Iota Phi Theta Fraternity, Inc. was founded in 1963 at Morgan State University during the height of the Civil Rights Movement. The 12 men who started this fraternity were nontraditional students influenced by civil rights leaders like Malcolm X and the Black Panthers. Iota Phi Theta Fraternity, Inc. became heavily involved in social causes, activism, and service, including the boycott of a segregated shopping mall in Baltimore, Maryland. Congressman Bobby Rush and Terrence T.C. Carson were both members of Iota Phi Theta Fraternity, Inc., and today more than 30,000 college students are a part of the fraternity’s chapters.

Only referencing five out of the Divine Nine, one can see the many accomplishments, accolades, and leadership qualities that come with being a member of these organizations. 
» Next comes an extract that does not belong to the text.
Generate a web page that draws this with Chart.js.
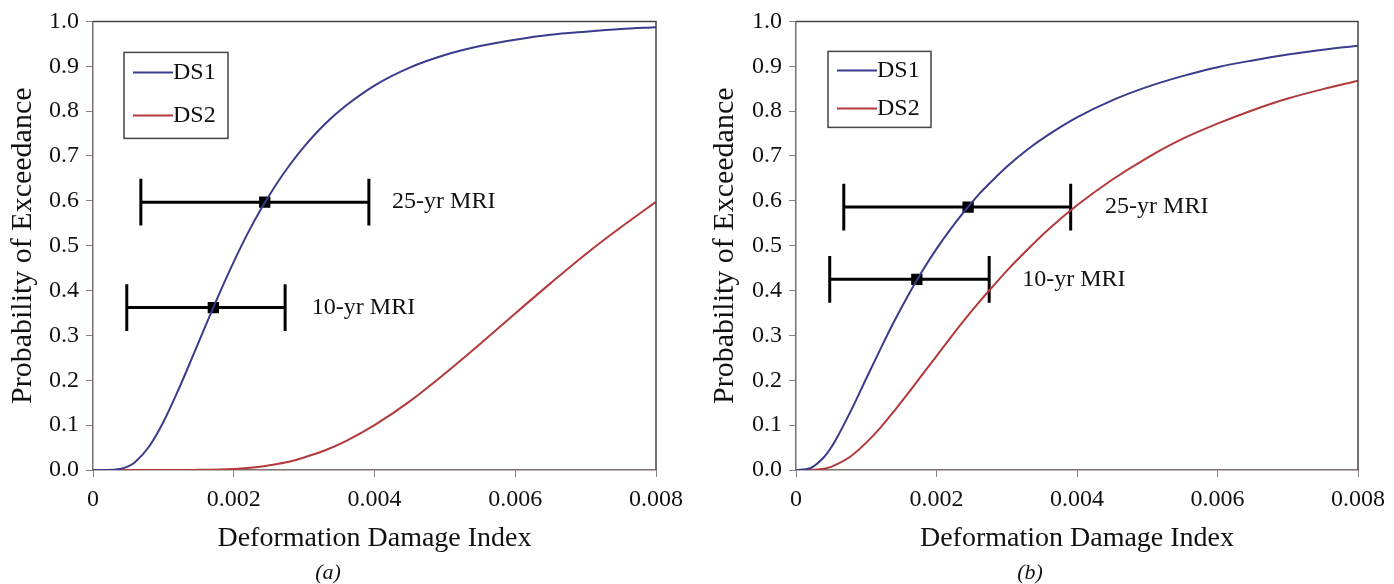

From what I have seen and heard, many of those qualities are lackluster.

No one should join a Black fraternity or sorority just because of their attractive jackets and t-shirts or their thriving popularity, but they should want to join with the willing heart and mind to create change in their community. 

This is not a bashing session but a learning experience from which we as a culture can grow.

We do not need the next Martin Luther King, Malcolm X or Rosa Parks, as no one can replicate them. However, we do need the next generation of powerful Black leaders who will guide our community into positivity and light. I believe if we can alter the culture of our Divine Nine at ASU, we can provide that necessary leadership. 

Make the next generation, and the generation after, be proud to be a part of such a historical tradition.